Hemianthus (Micranthemum) micranthemoides

NUTTALL 1817

Author: Bryce Millar, MD

POM T 0211

Bryce Millar, MD

Common Names: N/A

Division: Magnoliophyta

Class: Magnoliopsida

Order: Scrophulariales

Family: Scrophulariaceae

Native Distribution: Mid-Atlantic region of the United States

Aquarium Placement: Foreground or midground

Requirements: Undemanding, and adaptable to a variety of environments

Description:

Hemianthus micranthemoides is a well-known species that is popular in the hobby. This plant might actually be extinct in its native range and is listed by many state governments as either extirpated or endangered. There are some reports that the plant has not been seen in its native habitat since 1941. Fortunately, the species is widely available from commercial sources and is generally easy to keep in an aquarium setting.

H. micranthemoides is sometimes confused with other small-leaved species such as Micranthemum umbrosum and H. callitrichoides. All three species are frequently sold under the common name of “baby tears,” which only adds to the confusion. H. micranthemoides is perhaps the most undemanding of the three baby tears plants and is a great addition to almost any aquascape.

Modest light levels are all that is needed to maintain this plant. As with many species of stem plants, lower light levels will result in loose, upward growth, while bright illumination will result in more compact, shorter specimens. Both appearances can be attractive, depending on what look you are trying to achieve in your aquascape. Using CO2 supplementation and bright light will often result in exceptionally dense growth and pearling, as seen in the accompanying photograph. (Pearling is the production of visible streams of bubbles of oxygen that rise from plants during maximum photosynthesis.)

When the plants are kept under such ideal conditions, the addition of fertilizers, such as nitrate and phosphate supplementation, is needed to keep up with the plants’ production. Appropriate micronutrient supplementation also helps maintain a healthy, robust appearance. In aquaria without CO2 supplementation, growth is less dense, and the plant can probably obtain all of its needs from any of the commonly available plant substrates and other nutrients produced by the fish.

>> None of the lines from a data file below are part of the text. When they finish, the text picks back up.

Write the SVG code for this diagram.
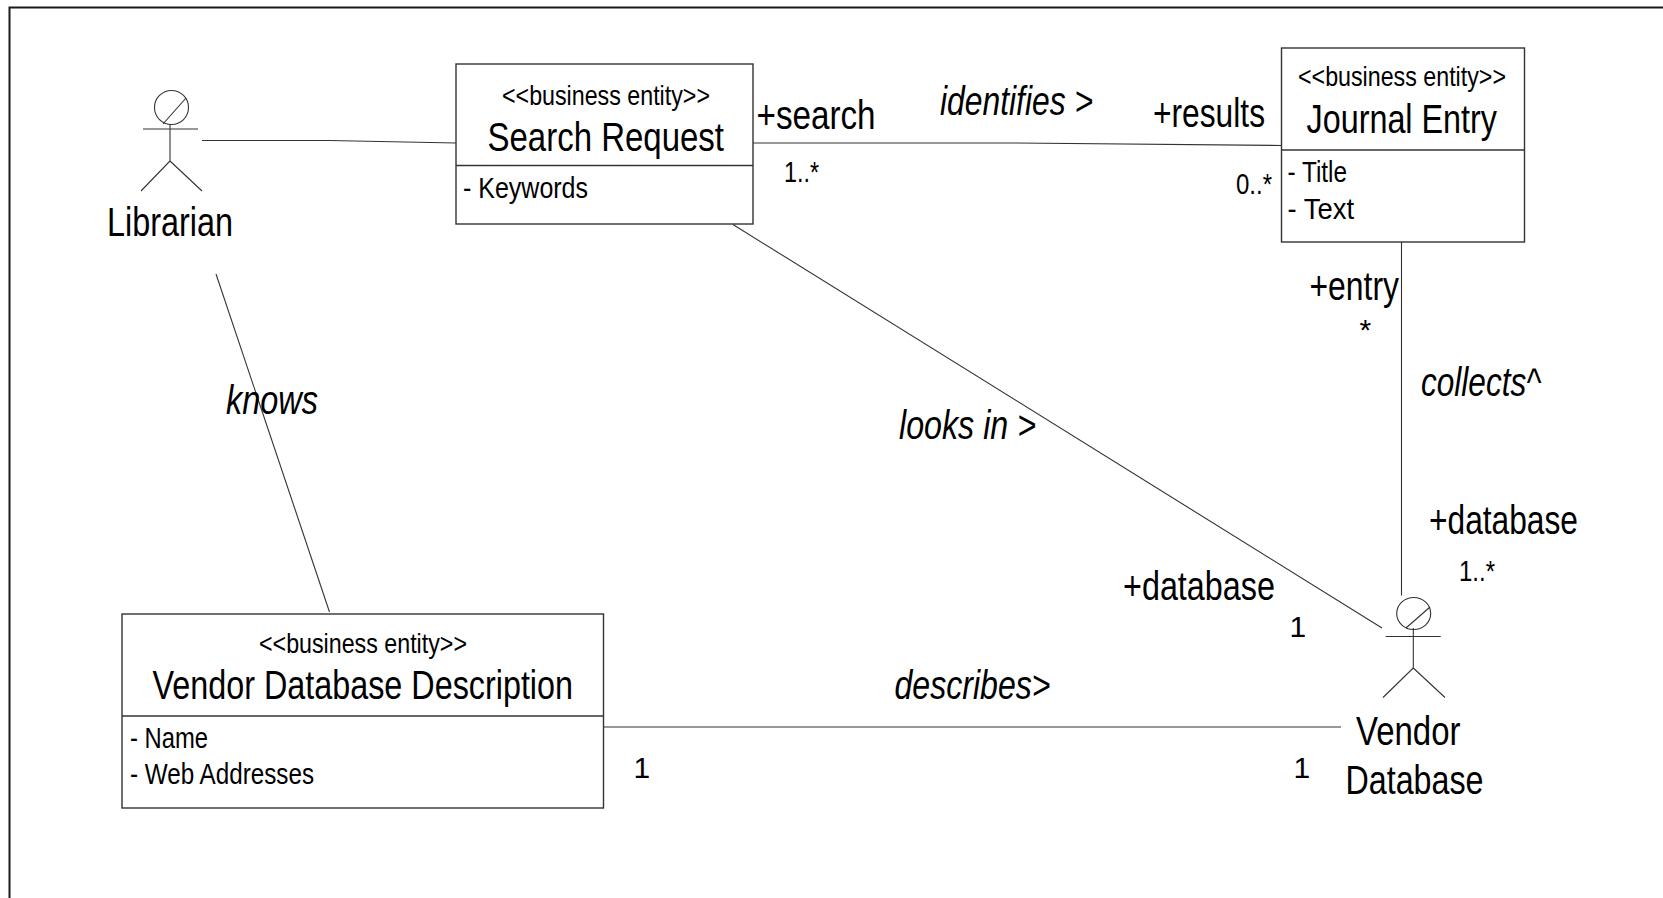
<svg xmlns="http://www.w3.org/2000/svg" width="1663" height="898" viewBox="0 0 1663 898">
<style>
text{font-family:"Liberation Sans",Arial,sans-serif;fill:#000;stroke:none}
.box{fill:#fff;stroke:#333;stroke-width:1.4}
.ln{fill:none;stroke:#333;stroke-width:1.1}
.st{font-size:28px}
.nm{font-size:40px}
.at{font-size:30px}
.it{font-size:40px;font-style:italic}
.lb{font-size:40px}
.mu{font-size:30px}
</style>
<rect width="1663" height="898" fill="#fff"/>
<path d="M9.5 898V7.500H1663" fill="none" stroke="#1a1a1a" stroke-width="2"/>
<g id="connectors">
<path class="ln" d="M202 140.500H329L456 143"/>
<path class="ln" d="M752.500 143H1016L1281.700 145.500"/>
<path class="ln" d="M733 224.500L1382 628"/>
<path class="ln" d="M1401.500 242V595.500"/>
<path class="ln" d="M216 274L329.500 612"/>
<path class="ln" d="M603.500 727H1341"/>
</g>
<g id="labels">
<text class="lb" x="756.500" y="128.500" textLength="119" lengthAdjust="spacingAndGlyphs">+search</text>
<text class="mu" x="784" y="182" textLength="35" lengthAdjust="spacingAndGlyphs">1..*</text>
<text class="it" x="940" y="115" textLength="153" lengthAdjust="spacingAndGlyphs">identifies &gt;</text>
<text class="lb" x="1153" y="127" textLength="112" lengthAdjust="spacingAndGlyphs">+results</text>
<text class="mu" x="1236" y="194" textLength="36" lengthAdjust="spacingAndGlyphs">0..*</text>
<text class="lb" x="1309.500" y="299.500" textLength="89.500" lengthAdjust="spacingAndGlyphs">+entry</text>
<text class="mu" x="1359.500" y="340">*</text>
<text class="it" x="1421" y="396" textLength="120" lengthAdjust="spacingAndGlyphs">collects^</text>
<text class="lb" x="1429" y="534" textLength="149" lengthAdjust="spacingAndGlyphs">+database</text>
<text class="mu" x="1459" y="581" textLength="36" lengthAdjust="spacingAndGlyphs">1..*</text>
<text class="it" x="899" y="439" textLength="137" lengthAdjust="spacingAndGlyphs">looks in &gt;</text>
<text class="lb" x="1123" y="599.500" textLength="152" lengthAdjust="spacingAndGlyphs">+database</text>
<text class="mu" x="1289.500" y="637">1</text>
<text class="it" x="226" y="414" textLength="92" lengthAdjust="spacingAndGlyphs">knows</text>
<text class="it" x="894.500" y="698.500" textLength="156" lengthAdjust="spacingAndGlyphs">describes&gt;</text>
<text class="mu" x="633.500" y="778">1</text>
<text class="mu" x="1293.500" y="778">1</text>
</g>
<g id="librarian">
<ellipse class="ln" cx="171.500" cy="107.500" rx="17" ry="17"/>
<path class="ln" d="M163 124L186 98M143 129H198M170 124V161L141 191M170 161L202 191"/>
<text class="lb" x="107" y="236" textLength="126" lengthAdjust="spacingAndGlyphs">Librarian</text>
</g>
<g id="search-request">
<rect class="box" x="456" y="64" width="297" height="160"/>
<path class="box" d="M456 165.500H753"/>
<text class="st" x="502" y="105" textLength="208" lengthAdjust="spacingAndGlyphs">&lt;&lt;business entity&gt;&gt;</text>
<text class="nm" x="487.500" y="151" textLength="236.500" lengthAdjust="spacingAndGlyphs">Search Request</text>
<text class="at" x="463" y="198" textLength="125" lengthAdjust="spacingAndGlyphs">- Keywords</text>
</g>
<g id="journal-entry">
<rect class="box" x="1281.500" y="48" width="243" height="194"/>
<path class="box" d="M1281.500 150H1524.500"/>
<text class="st" x="1298" y="86" textLength="208" lengthAdjust="spacingAndGlyphs">&lt;&lt;business entity&gt;&gt;</text>
<text class="nm" x="1306.500" y="132.500" textLength="190.500" lengthAdjust="spacingAndGlyphs">Journal Entry</text>
<text class="at" x="1287.500" y="182" textLength="59.500" lengthAdjust="spacingAndGlyphs">- Title</text>
<text class="at" x="1287.500" y="219" textLength="66.500" lengthAdjust="spacingAndGlyphs">- Text</text>
</g>
<g id="vendor-database">
<ellipse class="ln" cx="1413.700" cy="613.500" rx="17" ry="16"/>
<path class="ln" d="M1406 628L1430 607M1385.700 636.500H1440.700M1413.300 628V668L1383 697.500M1413.300 668L1445 697.500"/>
<text class="lb" x="1356" y="744.500" textLength="104.500" lengthAdjust="spacingAndGlyphs">Vendor</text>
<text class="lb" x="1345.500" y="793.500" textLength="138" lengthAdjust="spacingAndGlyphs">Database</text>
</g>
<g id="vendor-database-description">
<rect class="box" x="122" y="614" width="481.500" height="194"/>
<path class="box" d="M122 716H603.500"/>
<text class="st" x="259" y="653" textLength="208" lengthAdjust="spacingAndGlyphs">&lt;&lt;business entity&gt;&gt;</text>
<text class="nm" x="152.500" y="698.500" textLength="420.500" lengthAdjust="spacingAndGlyphs">Vendor Database Description</text>
<text class="at" x="130" y="748" textLength="78" lengthAdjust="spacingAndGlyphs">- Name</text>
<text class="at" x="130" y="784" textLength="184" lengthAdjust="spacingAndGlyphs">- Web Addresses</text>
</g>
</svg>
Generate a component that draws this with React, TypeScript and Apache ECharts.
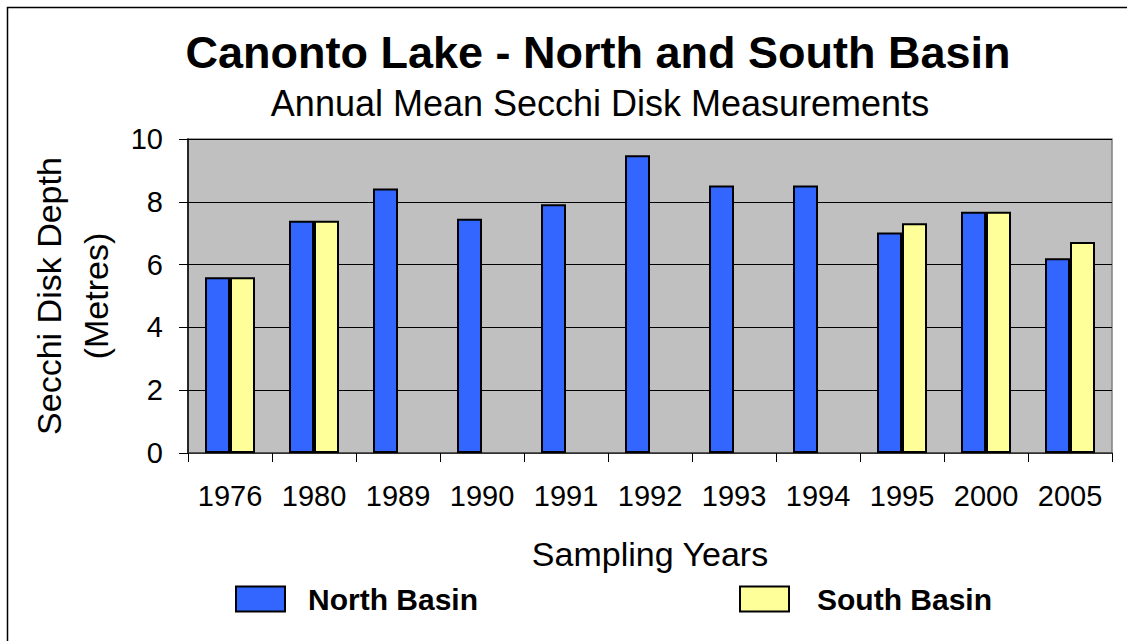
import React, { useEffect, useRef } from "react";
import * as echarts from "echarts";

const categories = ["1976", "1980", "1989", "1990", "1991", "1992", "1993", "1994", "1995", "2000", "2005"];
const northBasin = [5.6, 7.4, 8.42, 7.46, 7.92, 9.48, 8.52, 8.52, 7.02, 7.68, 6.2];
const southBasin: (number | null)[] = [5.6, 7.4, null, null, null, null, null, null, 7.32, 7.68, 6.72];
const yTicks = { min: 0, max: 10, interval: 2 };

const FONT = "'Liberation Sans', Arial, sans-serif";

export default function App() {
  const ref = useRef<HTMLDivElement>(null);
  useEffect(() => {
    if (!ref.current) return;
    const chart = echarts.init(ref.current, undefined, { renderer: "svg" });
    chart.setOption({
      animation: false,
      backgroundColor: "#ffffff",
      textStyle: { fontFamily: FONT },
      graphic: [
        {
          type: "rect",
          shape: { x: 7.5, y: 7.5, width: 1300, height: 800 },
          style: { fill: "none", stroke: "#000", lineWidth: 1.5 },
          silent: true,
          z: -10,
        },
        {
          type: "text",
          x: 598,
          y: 52,
          style: {
            text: "Canonto Lake - North and South Basin",
            font: `bold 45px ${FONT}`,
            fill: "#000",
            textAlign: "center",
            textVerticalAlign: "middle",
          },
        },
        {
          type: "text",
          x: 600,
          y: 103,
          style: {
            text: "Annual Mean Secchi Disk Measurements",
            font: `36px ${FONT}`,
            fill: "#000",
            textAlign: "center",
            textVerticalAlign: "middle",
          },
        },
      ],
      grid: {
        left: 188,
        right: 15,
        top: 139,
        bottom: 188,
        show: true,
        backgroundColor: "#C0C0C0",
        borderColor: "#808080",
        borderWidth: 1.5,
      },
      legend: {
        data: [
          { name: "North Basin", textStyle: { padding: [0, 0, 0, 18] } },
          { name: "South Basin", textStyle: { padding: [0, 0, 0, 23] } },
        ],
        left: 230,
        top: 579,
        itemWidth: 49,
        itemHeight: 25,
        itemGap: 261,
        icon: "rect",
        textStyle: {
          fontFamily: FONT,
          fontSize: 30,
          fontWeight: "bold",
          color: "#000",
        },
      },
      xAxis: {
        type: "category",
        data: categories,
        name: "Sampling Years",
        nameLocation: "middle",
        nameGap: 84,
        nameTextStyle: { fontFamily: FONT, fontSize: 34, color: "#000" },
        axisLine: { show: true, lineStyle: { color: "#404040", width: 1.5 } },
        axisTick: { show: true, length: 9, lineStyle: { color: "#000" } },
        axisLabel: { fontFamily: FONT, fontSize: 29, color: "#000", margin: 28, interval: 0 },
      },
      yAxis: {
        type: "value",
        min: yTicks.min,
        max: yTicks.max,
        interval: yTicks.interval,
        name: "Secchi Disk Depth\n(Metres)",
        nameLocation: "middle",
        nameGap: 67,
        nameRotate: 90,
        nameTextStyle: { fontFamily: FONT, fontSize: 34, color: "#000", lineHeight: 47 },
        axisLine: { show: true, lineStyle: { color: "#000", width: 1.5 } },
        axisTick: { show: true, length: 9, lineStyle: { color: "#000" } },
        axisLabel: { fontFamily: FONT, fontSize: 29, color: "#000", margin: 25 },
        splitLine: { show: true, lineStyle: { color: "#000", width: 1 } },
      },
      series: [
        {
          name: "North Basin",
          type: "bar",
          data: northBasin,
          barWidth: 25,
          barGap: "0%",
          itemStyle: { color: "#3366FF", borderColor: "#000", borderWidth: 2 },
        },
        {
          name: "South Basin",
          type: "bar",
          data: southBasin,
          barWidth: 25,
          barGap: "0%",
          itemStyle: { color: "#FFFF99", borderColor: "#000", borderWidth: 2 },
        },
      ],
    });
    return () => chart.dispose();
  }, []);
  return <div ref={ref} style={{ width: 1127, height: 641, position: "absolute", left: 0, top: 0 }} />;
}
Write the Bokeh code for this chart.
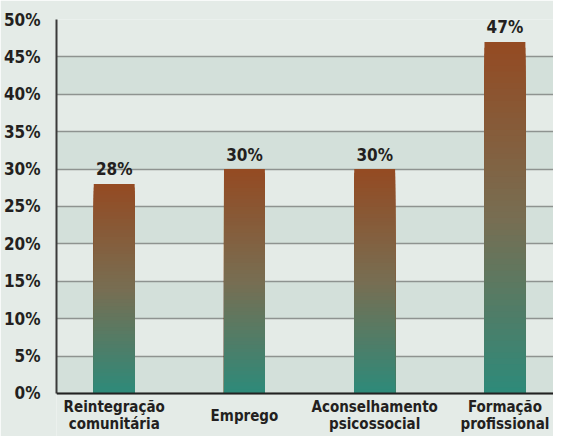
from bokeh.plotting import figure
from bokeh.models import Range1d, FixedTicker, PrintfTickFormatter, Span
from bokeh.core.properties import value
from bokeh.embed import file_html
from bokeh.resources import INLINE

categories = ["Reintegração\ncomunitária", "Emprego", "Aconselhamento\npsicossocial", "Formação\nprofissional"]
values = [28, 30, 30, 47]
value_labels = ["28%", "30%", "30%", "47%"]
y_ticks = list(range(0, 55, 5))

FONT = "DejaVu Sans Condensed"
TXT = "#231f20"
BG = "#e4ebe7"
BAND = "#d3e0da"

p = figure(width=553, height=436, output_backend="svg", toolbar_location=None,
           x_range=Range1d(-0.443, 3.373), y_range=Range1d(-5.75, 50),
           x_axis_location=None,
           min_border_left=55, min_border_right=0, min_border_top=19, min_border_bottom=0)
p.background_fill_color = BG
p.border_fill_color = BG
p.outline_line_color = None

for g in p.xgrid:
    g.visible = False
p.ygrid.ticker = FixedTicker(ticks=y_ticks)
p.ygrid.grid_line_color = "#8e9390"
p.ygrid.grid_line_width = 1.5
p.ygrid.band_fill_color = BAND
p.ygrid.band_fill_alpha = 1.0

p.yaxis.ticker = FixedTicker(ticks=y_ticks)
p.yaxis.bounds = (0, 50)
p.yaxis.formatter = PrintfTickFormatter(format="%d%%")
p.yaxis.major_tick_line_color = None
p.yaxis.minor_tick_line_color = None
p.yaxis.major_label_standoff = 10
p.yaxis.major_label_text_font = FONT
p.yaxis.major_label_text_font_style = "bold"
p.yaxis.major_label_text_font_size = "17px"
p.yaxis.major_label_text_color = TXT
p.yaxis.axis_line_color = "#3a3a3a"
p.yaxis.axis_line_width = 2

# gradient bars: tallest slice first, shorter slices painted over it
def lerp(c1, c2, t):
    return tuple(round(a + (b - a) * t) for a, b in zip(c1, c2))

top_c = (0x94, 0x4a, 0x22)
mid_c = (0x78, 0x6e, 0x52)
bot_c = (0x2d, 0x8a, 0x7a)
N = 60
bw = 0.314
L, R, B, T, C = [], [], [], [], []
for i, v in enumerate(values):
    for k in range(N - 1, -1, -1):
        t = v * (k + 1) / N
        f = (k + 0.5) / N  # 0 bottom, 1 top
        if f < 0.5:
            col = lerp(bot_c, mid_c, f / 0.5)
        else:
            col = lerp(mid_c, top_c, (f - 0.5) / 0.5)
        L.append(i - bw / 2); R.append(i + bw / 2); B.append(0); T.append(t)
        C.append("#%02x%02x%02x" % col)
p.quad(left=L, right=R, bottom=B, top=T, fill_color=C, line_color=None)

p.add_layout(Span(location=0, dimension="width", line_color="#222222", line_width=2))

p.text(x=list(range(len(values))), y=[v + 1.95 for v in values], text=value_labels,
       text_align="center", text_baseline="alphabetic", text_font=value(FONT),
       text_font_style="bold", text_font_size="17px", text_color=TXT)

# category labels below the baseline
cx, cy, ct = [], [], []
for i, cat in enumerate(categories):
    lines = cat.split("\n")
    ys = [-1.87, -4.14] if len(lines) == 2 else [-3.0]
    for line, yy in zip(lines, ys):
        cx.append(i); cy.append(yy); ct.append(line)
p.text(x=cx, y=cy, text=ct, text_align="center", text_baseline="alphabetic",
       text_font=value(FONT), text_font_style="bold", text_font_size="15px", text_color=TXT)

open("out.html", "w").write(file_html(p, INLINE))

Growth can be rampant, but managing this plant is a simple matter. Heavy trimming is well tolerated and even recommended to promote dense growth. This also prevents lower portions of the plant from becoming shaded. Several cycles of trimming and growth will eventually produce the most appealing form. The grouping can then be left to grow wild and untidy, or it can be sculpted topiary-style into a desired shape.



Use in Aquascaping: Even for a stem plant, this species is extremely versatile. Trimmed short, it makes a nice foreground plant in medium or large aquaria and it can even be carefully cultivated in order to form a carpet on the ground of the aquarium. When left a little larger, visually impressive bushes can be formed in the midground. The small leaf size is also well suited for nano aquariums, where it can be pruned for use in the fore-, mid-, or background.

Propagation: The plant will easily flower in the emersed state, but as with most all stem plants, vegetative propagation is easiest. Simply snip off pieces of the stems and group several together, burying them partially in the substrate. The original plants will respond with bushier growth, and the new plants will rapidly take root, soon developing new growth as long as the conditions are correct for the plant.